*Stated task:*
Write the lines out exactly as they stand, from the one containing "What seaborn and" through the one containing "import seaborn as sns", and only those. Omit pictures.

*Records for processing:*
* * * * * * * * *

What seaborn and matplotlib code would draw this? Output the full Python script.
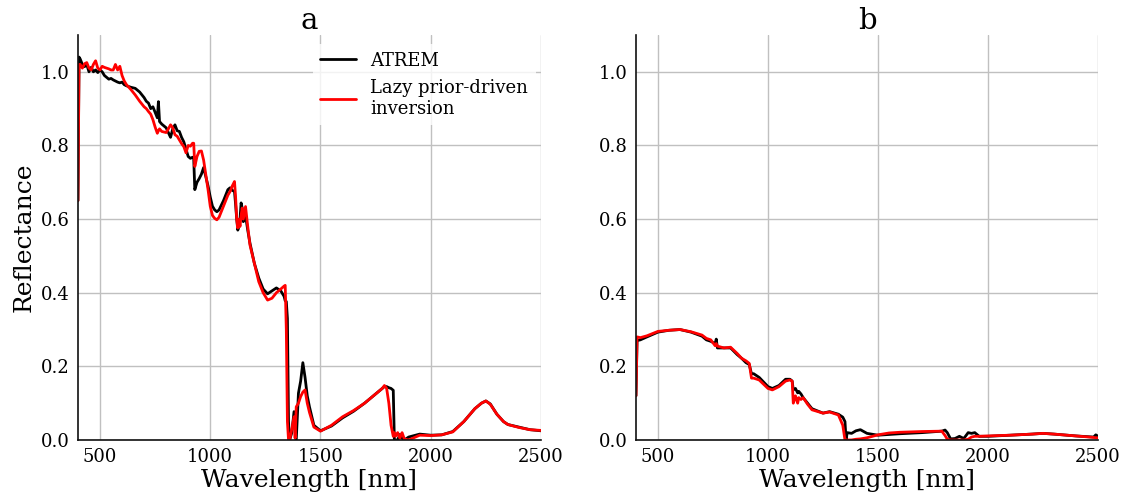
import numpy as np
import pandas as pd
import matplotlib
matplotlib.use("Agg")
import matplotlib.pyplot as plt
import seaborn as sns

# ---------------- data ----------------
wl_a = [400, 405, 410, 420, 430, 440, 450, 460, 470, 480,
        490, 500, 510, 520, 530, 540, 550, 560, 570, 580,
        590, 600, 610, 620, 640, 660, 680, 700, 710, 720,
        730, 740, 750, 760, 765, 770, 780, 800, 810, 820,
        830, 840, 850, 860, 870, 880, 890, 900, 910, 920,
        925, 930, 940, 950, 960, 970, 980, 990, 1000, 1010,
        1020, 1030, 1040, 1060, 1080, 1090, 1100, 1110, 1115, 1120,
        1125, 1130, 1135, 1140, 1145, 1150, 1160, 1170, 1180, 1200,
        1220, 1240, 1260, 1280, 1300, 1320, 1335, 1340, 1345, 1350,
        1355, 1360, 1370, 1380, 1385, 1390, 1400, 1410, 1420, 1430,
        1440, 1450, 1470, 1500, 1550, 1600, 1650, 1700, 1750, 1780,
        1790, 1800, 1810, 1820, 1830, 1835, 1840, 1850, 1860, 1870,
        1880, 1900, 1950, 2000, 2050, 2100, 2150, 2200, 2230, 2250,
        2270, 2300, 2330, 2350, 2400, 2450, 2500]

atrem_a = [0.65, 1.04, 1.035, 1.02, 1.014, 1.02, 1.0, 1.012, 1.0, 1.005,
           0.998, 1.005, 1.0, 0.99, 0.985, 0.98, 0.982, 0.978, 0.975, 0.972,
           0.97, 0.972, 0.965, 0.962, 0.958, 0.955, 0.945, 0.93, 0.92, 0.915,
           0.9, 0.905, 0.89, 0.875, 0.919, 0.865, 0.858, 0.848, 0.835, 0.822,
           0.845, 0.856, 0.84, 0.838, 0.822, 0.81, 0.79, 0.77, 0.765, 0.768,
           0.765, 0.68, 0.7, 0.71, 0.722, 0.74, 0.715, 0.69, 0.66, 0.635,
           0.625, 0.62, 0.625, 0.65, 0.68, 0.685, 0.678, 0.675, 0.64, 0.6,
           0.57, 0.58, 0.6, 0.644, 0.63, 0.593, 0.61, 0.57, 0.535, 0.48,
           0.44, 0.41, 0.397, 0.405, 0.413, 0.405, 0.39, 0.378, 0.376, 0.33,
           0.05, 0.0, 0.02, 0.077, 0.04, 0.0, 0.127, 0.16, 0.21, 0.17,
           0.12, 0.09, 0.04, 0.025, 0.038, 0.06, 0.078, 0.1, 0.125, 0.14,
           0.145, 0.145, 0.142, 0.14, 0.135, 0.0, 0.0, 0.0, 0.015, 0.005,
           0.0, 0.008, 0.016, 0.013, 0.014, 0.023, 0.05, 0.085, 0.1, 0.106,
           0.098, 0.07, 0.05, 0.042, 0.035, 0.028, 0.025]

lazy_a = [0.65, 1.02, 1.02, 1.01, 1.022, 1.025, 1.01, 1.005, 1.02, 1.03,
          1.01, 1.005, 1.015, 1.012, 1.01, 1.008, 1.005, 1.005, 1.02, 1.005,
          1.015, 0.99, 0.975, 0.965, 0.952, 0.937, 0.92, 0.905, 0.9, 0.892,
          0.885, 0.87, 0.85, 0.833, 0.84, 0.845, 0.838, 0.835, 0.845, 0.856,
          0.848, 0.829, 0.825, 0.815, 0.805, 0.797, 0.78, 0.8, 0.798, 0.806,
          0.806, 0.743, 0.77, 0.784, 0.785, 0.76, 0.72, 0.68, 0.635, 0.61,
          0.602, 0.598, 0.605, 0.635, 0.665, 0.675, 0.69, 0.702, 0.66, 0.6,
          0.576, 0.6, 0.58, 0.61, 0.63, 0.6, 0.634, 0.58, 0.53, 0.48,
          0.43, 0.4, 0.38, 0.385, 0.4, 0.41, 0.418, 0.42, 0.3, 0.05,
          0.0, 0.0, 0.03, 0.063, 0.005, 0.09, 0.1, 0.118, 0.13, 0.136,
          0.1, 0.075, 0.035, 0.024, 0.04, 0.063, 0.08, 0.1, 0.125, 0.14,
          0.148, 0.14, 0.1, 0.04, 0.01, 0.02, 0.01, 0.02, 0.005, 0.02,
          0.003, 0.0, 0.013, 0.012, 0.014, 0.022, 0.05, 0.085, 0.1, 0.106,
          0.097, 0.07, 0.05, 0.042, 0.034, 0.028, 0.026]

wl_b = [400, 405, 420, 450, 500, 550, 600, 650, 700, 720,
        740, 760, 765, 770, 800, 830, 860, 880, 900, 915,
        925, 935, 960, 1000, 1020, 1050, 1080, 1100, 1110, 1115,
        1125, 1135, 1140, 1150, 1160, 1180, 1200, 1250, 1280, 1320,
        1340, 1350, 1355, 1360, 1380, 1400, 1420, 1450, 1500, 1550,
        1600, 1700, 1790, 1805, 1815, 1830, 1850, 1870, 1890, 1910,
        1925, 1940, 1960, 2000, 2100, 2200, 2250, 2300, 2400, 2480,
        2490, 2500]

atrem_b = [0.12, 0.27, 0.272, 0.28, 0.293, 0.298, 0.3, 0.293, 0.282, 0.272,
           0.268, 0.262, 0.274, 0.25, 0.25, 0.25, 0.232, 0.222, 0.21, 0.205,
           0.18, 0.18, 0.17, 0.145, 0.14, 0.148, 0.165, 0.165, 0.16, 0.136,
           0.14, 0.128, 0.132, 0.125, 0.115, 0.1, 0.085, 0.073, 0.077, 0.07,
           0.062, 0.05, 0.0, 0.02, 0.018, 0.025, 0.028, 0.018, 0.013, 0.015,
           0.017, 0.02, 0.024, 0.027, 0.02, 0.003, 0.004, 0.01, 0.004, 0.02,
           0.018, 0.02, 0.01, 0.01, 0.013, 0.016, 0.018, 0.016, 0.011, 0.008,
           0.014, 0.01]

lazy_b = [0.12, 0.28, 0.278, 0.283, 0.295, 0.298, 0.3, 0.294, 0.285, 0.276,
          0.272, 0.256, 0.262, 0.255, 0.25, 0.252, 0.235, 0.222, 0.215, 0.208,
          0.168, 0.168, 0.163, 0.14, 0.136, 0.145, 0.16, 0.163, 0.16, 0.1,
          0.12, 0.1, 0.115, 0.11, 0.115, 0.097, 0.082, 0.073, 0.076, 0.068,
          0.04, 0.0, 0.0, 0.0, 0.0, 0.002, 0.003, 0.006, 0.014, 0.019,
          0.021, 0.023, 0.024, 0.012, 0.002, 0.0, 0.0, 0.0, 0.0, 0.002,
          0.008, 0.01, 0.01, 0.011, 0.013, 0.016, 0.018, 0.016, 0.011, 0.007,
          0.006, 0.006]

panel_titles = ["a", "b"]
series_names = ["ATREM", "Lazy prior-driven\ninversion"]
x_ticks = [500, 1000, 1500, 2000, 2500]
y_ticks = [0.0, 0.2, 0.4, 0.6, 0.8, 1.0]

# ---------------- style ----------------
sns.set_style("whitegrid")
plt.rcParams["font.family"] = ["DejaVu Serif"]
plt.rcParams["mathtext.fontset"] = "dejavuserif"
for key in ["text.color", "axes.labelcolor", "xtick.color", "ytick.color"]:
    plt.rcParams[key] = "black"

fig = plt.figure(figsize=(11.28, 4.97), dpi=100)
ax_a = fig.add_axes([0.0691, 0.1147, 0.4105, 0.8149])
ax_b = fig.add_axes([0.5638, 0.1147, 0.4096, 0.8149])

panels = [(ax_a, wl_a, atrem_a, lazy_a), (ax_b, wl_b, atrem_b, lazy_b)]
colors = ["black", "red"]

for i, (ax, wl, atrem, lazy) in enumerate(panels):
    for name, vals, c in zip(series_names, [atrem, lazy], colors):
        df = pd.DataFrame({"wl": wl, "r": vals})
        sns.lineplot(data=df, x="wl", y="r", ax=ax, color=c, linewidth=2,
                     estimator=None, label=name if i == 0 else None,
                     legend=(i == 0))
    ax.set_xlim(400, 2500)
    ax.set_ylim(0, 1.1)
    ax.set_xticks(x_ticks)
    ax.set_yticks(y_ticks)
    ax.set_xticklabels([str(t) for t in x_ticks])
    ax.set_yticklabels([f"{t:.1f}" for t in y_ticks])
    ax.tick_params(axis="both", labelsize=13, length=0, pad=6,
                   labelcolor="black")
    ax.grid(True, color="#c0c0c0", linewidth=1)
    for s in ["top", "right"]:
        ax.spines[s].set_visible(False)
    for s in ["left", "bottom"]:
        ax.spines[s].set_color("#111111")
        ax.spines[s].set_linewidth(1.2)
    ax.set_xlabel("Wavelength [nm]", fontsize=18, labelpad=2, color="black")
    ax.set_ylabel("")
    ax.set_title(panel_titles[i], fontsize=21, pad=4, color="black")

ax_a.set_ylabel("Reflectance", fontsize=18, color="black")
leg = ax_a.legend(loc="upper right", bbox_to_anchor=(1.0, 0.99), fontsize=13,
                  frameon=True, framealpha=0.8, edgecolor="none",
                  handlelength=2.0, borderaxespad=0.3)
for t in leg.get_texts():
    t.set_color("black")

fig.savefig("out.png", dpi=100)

* * * * * * * * *

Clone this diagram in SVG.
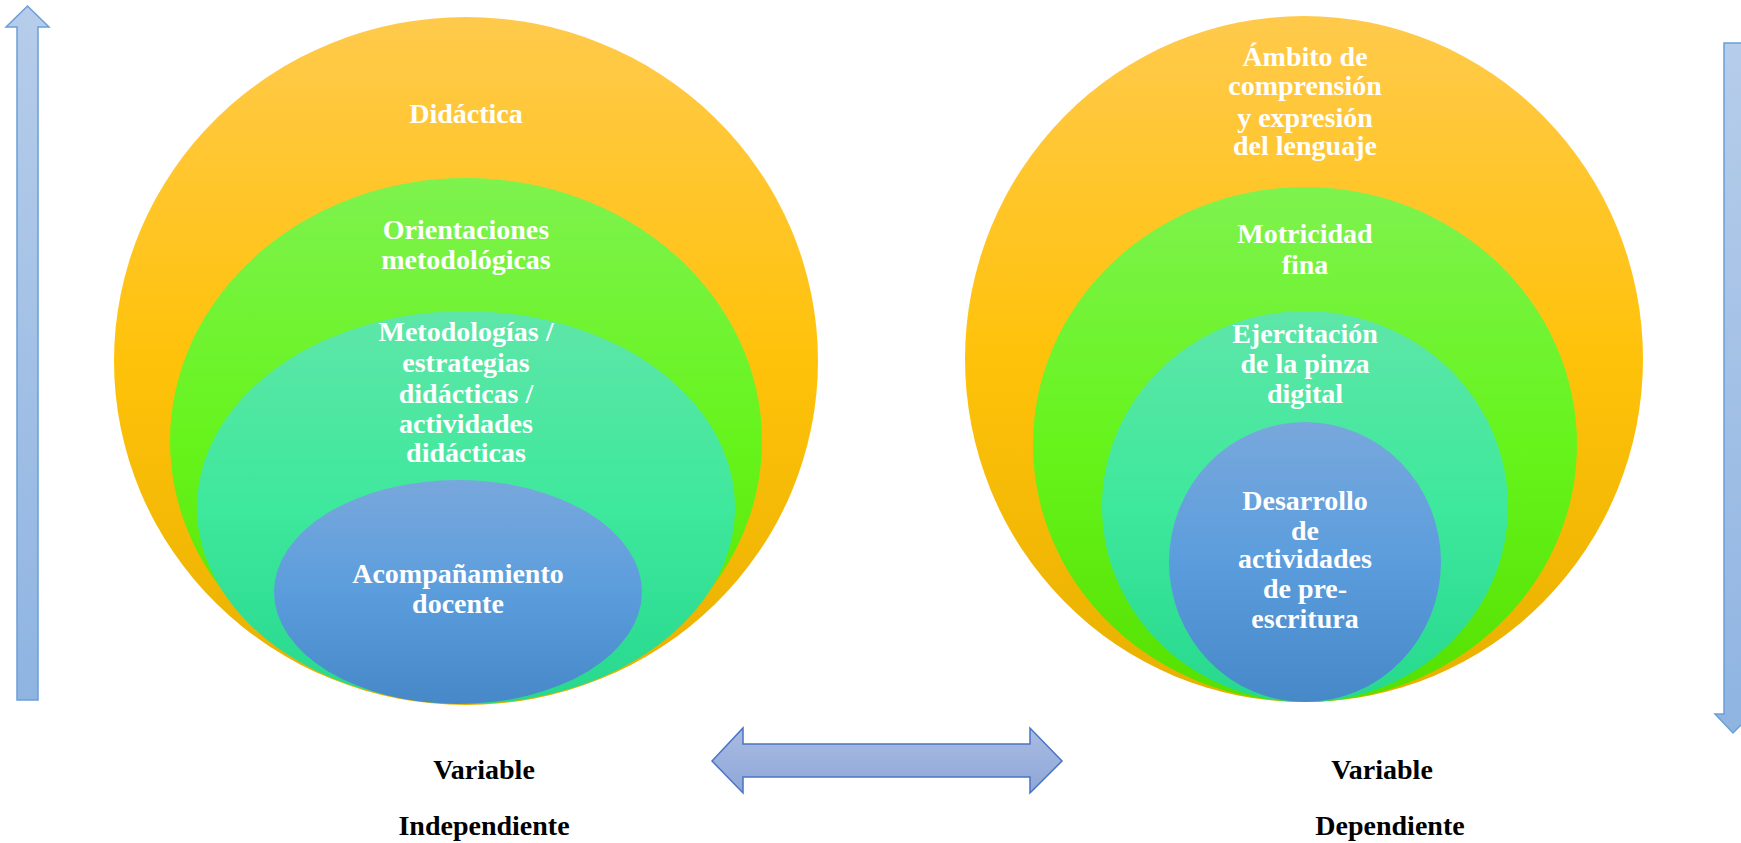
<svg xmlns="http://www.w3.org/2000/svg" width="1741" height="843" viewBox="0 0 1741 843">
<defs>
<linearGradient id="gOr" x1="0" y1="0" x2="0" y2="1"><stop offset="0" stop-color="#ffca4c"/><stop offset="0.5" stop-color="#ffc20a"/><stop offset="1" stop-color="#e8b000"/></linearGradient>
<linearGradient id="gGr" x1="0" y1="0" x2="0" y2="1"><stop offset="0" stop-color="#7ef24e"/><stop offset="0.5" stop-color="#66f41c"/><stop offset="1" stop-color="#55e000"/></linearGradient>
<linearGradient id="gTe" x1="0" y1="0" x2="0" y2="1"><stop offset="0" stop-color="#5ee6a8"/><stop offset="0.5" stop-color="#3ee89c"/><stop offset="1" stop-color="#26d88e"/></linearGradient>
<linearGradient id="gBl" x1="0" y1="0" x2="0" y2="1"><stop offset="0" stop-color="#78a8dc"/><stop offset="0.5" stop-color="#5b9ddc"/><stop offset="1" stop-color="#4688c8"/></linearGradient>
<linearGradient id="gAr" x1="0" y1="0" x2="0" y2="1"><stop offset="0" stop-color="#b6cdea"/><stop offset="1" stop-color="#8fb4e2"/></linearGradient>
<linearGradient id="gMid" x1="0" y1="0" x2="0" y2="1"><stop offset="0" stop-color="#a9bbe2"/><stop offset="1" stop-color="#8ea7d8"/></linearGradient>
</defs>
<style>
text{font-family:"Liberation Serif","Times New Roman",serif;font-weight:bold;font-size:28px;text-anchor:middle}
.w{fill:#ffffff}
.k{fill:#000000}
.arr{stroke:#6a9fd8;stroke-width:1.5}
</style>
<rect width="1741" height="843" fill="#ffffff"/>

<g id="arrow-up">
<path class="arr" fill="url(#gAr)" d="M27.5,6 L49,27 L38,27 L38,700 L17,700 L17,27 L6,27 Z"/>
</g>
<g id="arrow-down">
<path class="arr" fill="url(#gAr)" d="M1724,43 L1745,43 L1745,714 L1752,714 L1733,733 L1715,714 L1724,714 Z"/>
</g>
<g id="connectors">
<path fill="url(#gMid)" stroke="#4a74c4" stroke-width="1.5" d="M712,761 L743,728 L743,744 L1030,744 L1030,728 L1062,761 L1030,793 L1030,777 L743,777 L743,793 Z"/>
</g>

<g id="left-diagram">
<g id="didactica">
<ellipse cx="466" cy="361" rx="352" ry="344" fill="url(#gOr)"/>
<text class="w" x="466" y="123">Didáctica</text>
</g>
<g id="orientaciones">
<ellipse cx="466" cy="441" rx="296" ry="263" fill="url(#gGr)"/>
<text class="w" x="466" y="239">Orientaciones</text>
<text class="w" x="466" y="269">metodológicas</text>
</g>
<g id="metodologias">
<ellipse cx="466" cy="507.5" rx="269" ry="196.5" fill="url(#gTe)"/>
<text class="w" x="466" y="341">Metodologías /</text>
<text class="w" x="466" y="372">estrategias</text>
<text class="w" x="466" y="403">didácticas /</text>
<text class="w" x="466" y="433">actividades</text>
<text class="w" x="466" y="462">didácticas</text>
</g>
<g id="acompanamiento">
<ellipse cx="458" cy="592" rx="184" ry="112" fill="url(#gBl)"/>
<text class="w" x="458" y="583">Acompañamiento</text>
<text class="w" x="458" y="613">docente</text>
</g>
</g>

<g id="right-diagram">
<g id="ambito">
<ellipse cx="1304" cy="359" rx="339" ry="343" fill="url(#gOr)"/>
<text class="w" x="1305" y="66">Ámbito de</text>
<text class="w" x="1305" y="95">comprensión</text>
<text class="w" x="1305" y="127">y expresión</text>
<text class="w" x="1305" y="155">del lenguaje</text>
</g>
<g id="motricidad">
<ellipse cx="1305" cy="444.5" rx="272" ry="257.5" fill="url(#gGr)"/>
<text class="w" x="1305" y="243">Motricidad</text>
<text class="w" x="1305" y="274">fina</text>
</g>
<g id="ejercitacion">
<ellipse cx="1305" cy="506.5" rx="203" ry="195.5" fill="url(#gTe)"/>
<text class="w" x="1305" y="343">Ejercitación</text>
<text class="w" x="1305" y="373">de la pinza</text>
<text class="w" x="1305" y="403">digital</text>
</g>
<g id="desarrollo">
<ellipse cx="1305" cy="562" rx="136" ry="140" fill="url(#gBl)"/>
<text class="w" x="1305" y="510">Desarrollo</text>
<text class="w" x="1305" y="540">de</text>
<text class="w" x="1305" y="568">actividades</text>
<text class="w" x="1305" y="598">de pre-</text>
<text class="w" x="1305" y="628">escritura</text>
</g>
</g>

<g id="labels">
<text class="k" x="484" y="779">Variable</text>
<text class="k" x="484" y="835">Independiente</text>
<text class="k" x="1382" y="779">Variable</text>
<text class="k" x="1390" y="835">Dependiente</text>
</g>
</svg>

* * * * * * * * *

*Answer for this exercise:*
What seaborn and matplotlib code would draw this? Output the full Python script.
import numpy as np
import pandas as pd
import matplotlib
matplotlib.use("Agg")
import matplotlib.pyplot as plt
import seaborn as sns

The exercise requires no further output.